Extract every line of the material below and reproduce it faithfully.

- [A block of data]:

—————

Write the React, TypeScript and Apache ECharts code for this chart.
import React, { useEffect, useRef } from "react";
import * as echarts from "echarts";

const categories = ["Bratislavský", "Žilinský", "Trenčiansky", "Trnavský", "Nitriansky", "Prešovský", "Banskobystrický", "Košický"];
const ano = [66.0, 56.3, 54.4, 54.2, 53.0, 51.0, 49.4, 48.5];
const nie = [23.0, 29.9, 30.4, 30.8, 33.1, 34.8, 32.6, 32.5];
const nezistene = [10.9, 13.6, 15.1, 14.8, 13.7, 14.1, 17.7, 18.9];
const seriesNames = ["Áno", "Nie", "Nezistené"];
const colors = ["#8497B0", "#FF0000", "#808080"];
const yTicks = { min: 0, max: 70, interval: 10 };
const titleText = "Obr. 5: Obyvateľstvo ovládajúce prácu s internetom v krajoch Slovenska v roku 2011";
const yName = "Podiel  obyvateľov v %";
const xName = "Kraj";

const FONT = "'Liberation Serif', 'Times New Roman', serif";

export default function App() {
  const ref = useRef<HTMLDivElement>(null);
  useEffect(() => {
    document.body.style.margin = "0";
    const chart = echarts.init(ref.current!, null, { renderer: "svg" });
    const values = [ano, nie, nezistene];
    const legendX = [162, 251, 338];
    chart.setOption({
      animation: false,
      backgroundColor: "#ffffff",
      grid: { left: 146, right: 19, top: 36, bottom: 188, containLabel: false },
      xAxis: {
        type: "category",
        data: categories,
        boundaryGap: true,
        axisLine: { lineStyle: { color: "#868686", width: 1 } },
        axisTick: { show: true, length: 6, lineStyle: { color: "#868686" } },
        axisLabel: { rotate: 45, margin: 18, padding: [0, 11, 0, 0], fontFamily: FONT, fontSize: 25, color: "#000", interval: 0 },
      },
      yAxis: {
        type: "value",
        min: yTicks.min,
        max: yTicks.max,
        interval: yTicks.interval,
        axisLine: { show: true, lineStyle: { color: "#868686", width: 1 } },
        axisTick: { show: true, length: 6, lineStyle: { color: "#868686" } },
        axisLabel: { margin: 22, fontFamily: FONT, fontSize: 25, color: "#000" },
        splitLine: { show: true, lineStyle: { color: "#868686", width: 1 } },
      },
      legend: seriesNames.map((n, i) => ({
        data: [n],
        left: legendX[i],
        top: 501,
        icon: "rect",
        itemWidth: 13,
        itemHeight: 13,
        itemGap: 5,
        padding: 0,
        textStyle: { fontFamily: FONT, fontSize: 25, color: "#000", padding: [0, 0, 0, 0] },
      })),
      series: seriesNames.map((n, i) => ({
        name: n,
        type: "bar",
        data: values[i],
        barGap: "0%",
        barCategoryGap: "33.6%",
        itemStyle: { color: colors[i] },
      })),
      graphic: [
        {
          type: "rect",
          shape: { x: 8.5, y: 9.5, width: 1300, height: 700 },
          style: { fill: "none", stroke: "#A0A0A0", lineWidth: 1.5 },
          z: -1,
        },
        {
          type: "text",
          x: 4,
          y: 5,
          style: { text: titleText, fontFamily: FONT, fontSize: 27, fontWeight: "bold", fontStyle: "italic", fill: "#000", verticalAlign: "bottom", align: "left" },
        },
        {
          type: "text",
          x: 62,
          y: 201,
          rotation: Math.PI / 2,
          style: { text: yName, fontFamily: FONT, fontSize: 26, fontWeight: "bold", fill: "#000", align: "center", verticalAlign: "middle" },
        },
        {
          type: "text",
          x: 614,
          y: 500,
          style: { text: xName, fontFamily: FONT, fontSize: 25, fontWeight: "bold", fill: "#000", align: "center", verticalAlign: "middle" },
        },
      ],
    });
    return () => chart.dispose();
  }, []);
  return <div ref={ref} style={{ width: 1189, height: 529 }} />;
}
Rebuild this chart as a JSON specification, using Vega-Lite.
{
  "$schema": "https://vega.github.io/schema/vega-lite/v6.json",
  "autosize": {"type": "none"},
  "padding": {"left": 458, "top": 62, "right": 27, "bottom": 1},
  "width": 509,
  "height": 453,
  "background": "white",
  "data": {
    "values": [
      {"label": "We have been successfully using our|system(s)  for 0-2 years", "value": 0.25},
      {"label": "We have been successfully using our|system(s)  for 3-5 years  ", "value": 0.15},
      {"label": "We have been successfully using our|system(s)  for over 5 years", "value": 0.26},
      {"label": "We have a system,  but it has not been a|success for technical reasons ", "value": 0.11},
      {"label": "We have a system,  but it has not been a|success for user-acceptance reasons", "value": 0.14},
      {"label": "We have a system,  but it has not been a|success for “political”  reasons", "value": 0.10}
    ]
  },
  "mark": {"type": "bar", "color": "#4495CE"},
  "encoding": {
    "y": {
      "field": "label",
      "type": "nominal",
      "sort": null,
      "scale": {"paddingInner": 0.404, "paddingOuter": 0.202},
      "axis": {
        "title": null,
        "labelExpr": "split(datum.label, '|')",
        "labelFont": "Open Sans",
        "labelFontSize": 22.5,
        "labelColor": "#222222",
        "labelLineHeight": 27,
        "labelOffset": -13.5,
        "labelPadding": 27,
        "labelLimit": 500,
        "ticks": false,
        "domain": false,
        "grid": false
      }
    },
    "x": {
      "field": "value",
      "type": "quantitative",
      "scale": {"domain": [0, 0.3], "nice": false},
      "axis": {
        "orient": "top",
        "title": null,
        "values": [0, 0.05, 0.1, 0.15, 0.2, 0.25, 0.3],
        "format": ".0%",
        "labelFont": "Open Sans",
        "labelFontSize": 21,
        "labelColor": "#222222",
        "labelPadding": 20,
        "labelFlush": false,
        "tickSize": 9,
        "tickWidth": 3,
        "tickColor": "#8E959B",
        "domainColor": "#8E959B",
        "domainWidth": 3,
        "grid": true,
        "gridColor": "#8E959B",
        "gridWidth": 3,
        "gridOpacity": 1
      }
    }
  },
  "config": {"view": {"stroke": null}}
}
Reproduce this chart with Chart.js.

—————

- [SOLUTION TO THIS PROBLEM]:
Write the React, TypeScript and Apache ECharts code for this chart.
import React, { useEffect, useRef } from "react";
import * as echarts from "echarts";

const categories = ["Bratislavský", "Žilinský", "Trenčiansky", "Trnavský", "Nitriansky", "Prešovský", "Banskobystrický", "Košický"];
const ano = [66.0, 56.3, 54.4, 54.2, 53.0, 51.0, 49.4, 48.5];
const nie = [23.0, 29.9, 30.4, 30.8, 33.1, 34.8, 32.6, 32.5];
const nezistene = [10.9, 13.6, 15.1, 14.8, 13.7, 14.1, 17.7, 18.9];
const seriesNames = ["Áno", "Nie", "Nezistené"];
const colors = ["#8497B0", "#FF0000", "#808080"];
const yTicks = { min: 0, max: 70, interval: 10 };
const titleText = "Obr. 5: Obyvateľstvo ovládajúce prácu s internetom v krajoch Slovenska v roku 2011";
const yName = "Podiel  obyvateľov v %";
const xName = "Kraj";

const FONT = "'Liberation Serif', 'Times New Roman', serif";

export default function App() {
  const ref = useRef<HTMLDivElement>(null);
  useEffect(() => {
    document.body.style.margin = "0";
    const chart = echarts.init(ref.current!, null, { renderer: "svg" });
    const values = [ano, nie, nezistene];
    const legendX = [162, 251, 338];
    chart.setOption({
      animation: false,
      backgroundColor: "#ffffff",
      grid: { left: 146, right: 19, top: 36, bottom: 188, containLabel: false },
      xAxis: {
        type: "category",
        data: categories,
        boundaryGap: true,
        axisLine: { lineStyle: { color: "#868686", width: 1 } },
        axisTick: { show: true, length: 6, lineStyle: { color: "#868686" } },
        axisLabel: { rotate: 45, margin: 18, padding: [0, 11, 0, 0], fontFamily: FONT, fontSize: 25, color: "#000", interval: 0 },
      },
      yAxis: {
        type: "value",
        min: yTicks.min,
        max: yTicks.max,
        interval: yTicks.interval,
        axisLine: { show: true, lineStyle: { color: "#868686", width: 1 } },
        axisTick: { show: true, length: 6, lineStyle: { color: "#868686" } },
        axisLabel: { margin: 22, fontFamily: FONT, fontSize: 25, color: "#000" },
        splitLine: { show: true, lineStyle: { color: "#868686", width: 1 } },
      },
      legend: seriesNames.map((n, i) => ({
        data: [n],
        left: legendX[i],
        top: 501,
        icon: "rect",
        itemWidth: 13,
        itemHeight: 13,
        itemGap: 5,
        padding: 0,
        textStyle: { fontFamily: FONT, fontSize: 25, color: "#000", padding: [0, 0, 0, 0] },
      })),
      series: seriesNames.map((n, i) => ({
        name: n,
        type: "bar",
        data: values[i],
        barGap: "0%",
        barCategoryGap: "33.6%",
        itemStyle: { color: colors[i] },
      })),
      graphic: [
        {
          type: "rect",
          shape: { x: 8.5, y: 9.5, width: 1300, height: 700 },
          style: { fill: "none", stroke: "#A0A0A0", lineWidth: 1.5 },
          z: -1,
        },
        {
          type: "text",
          x: 4,
          y: 5,
          style: { text: titleText, fontFamily: FONT, fontSize: 27, fontWeight: "bold", fontStyle: "italic", fill: "#000", verticalAlign: "bottom", align: "left" },
        },
        {
          type: "text",
          x: 62,
          y: 201,
          rotation: Math.PI / 2,
          style: { text: yName, fontFamily: FONT, fontSize: 26, fontWeight: "bold", fill: "#000", align: "center", verticalAlign: "middle" },
        },
        {
          type: "text",
          x: 614,
          y: 500,
          style: { text: xName, fontFamily: FONT, fontSize: 25, fontWeight: "bold", fill: "#000", align: "center", verticalAlign: "middle" },
        },
      ],
    });
    return () => chart.dispose();
  }, []);
  return <div ref={ref} style={{ width: 1189, height: 529 }} />;
}
Rebuild this chart as a JSON specification, using Vega-Lite.
{
  "$schema": "https://vega.github.io/schema/vega-lite/v6.json",
  "autosize": {"type": "none"},
  "padding": {"left": 458, "top": 62, "right": 27, "bottom": 1},
  "width": 509,
  "height": 453,
  "background": "white",
  "data": {
    "values": [
      {"label": "We have been successfully using our|system(s)  for 0-2 years", "value": 0.25},
      {"label": "We have been successfully using our|system(s)  for 3-5 years  ", "value": 0.15},
      {"label": "We have been successfully using our|system(s)  for over 5 years", "value": 0.26},
      {"label": "We have a system,  but it has not been a|success for technical reasons ", "value": 0.11},
      {"label": "We have a system,  but it has not been a|success for user-acceptance reasons", "value": 0.14},
      {"label": "We have a system,  but it has not been a|success for “political”  reasons", "value": 0.10}
    ]
  },
  "mark": {"type": "bar", "color": "#4495CE"},
  "encoding": {
    "y": {
      "field": "label",
      "type": "nominal",
      "sort": null,
      "scale": {"paddingInner": 0.404, "paddingOuter": 0.202},
      "axis": {
        "title": null,
        "labelExpr": "split(datum.label, '|')",
        "labelFont": "Open Sans",
        "labelFontSize": 22.5,
        "labelColor": "#222222",
        "labelLineHeight": 27,
        "labelOffset": -13.5,
        "labelPadding": 27,
        "labelLimit": 500,
        "ticks": false,
        "domain": false,
        "grid": false
      }
    },
    "x": {
      "field": "value",
      "type": "quantitative",
      "scale": {"domain": [0, 0.3], "nice": false},
      "axis": {
        "orient": "top",
        "title": null,
        "values": [0, 0.05, 0.1, 0.15, 0.2, 0.25, 0.3],
        "format": ".0%",
        "labelFont": "Open Sans",
        "labelFontSize": 21,
        "labelColor": "#222222",
        "labelPadding": 20,
        "labelFlush": false,
        "tickSize": 9,
        "tickWidth": 3,
        "tickColor": "#8E959B",
        "domainColor": "#8E959B",
        "domainWidth": 3,
        "grid": true,
        "gridColor": "#8E959B",
        "gridWidth": 3,
        "gridOpacity": 1
      }
    }
  },
  "config": {"view": {"stroke": null}}
}
Reproduce this chart with Chart.js.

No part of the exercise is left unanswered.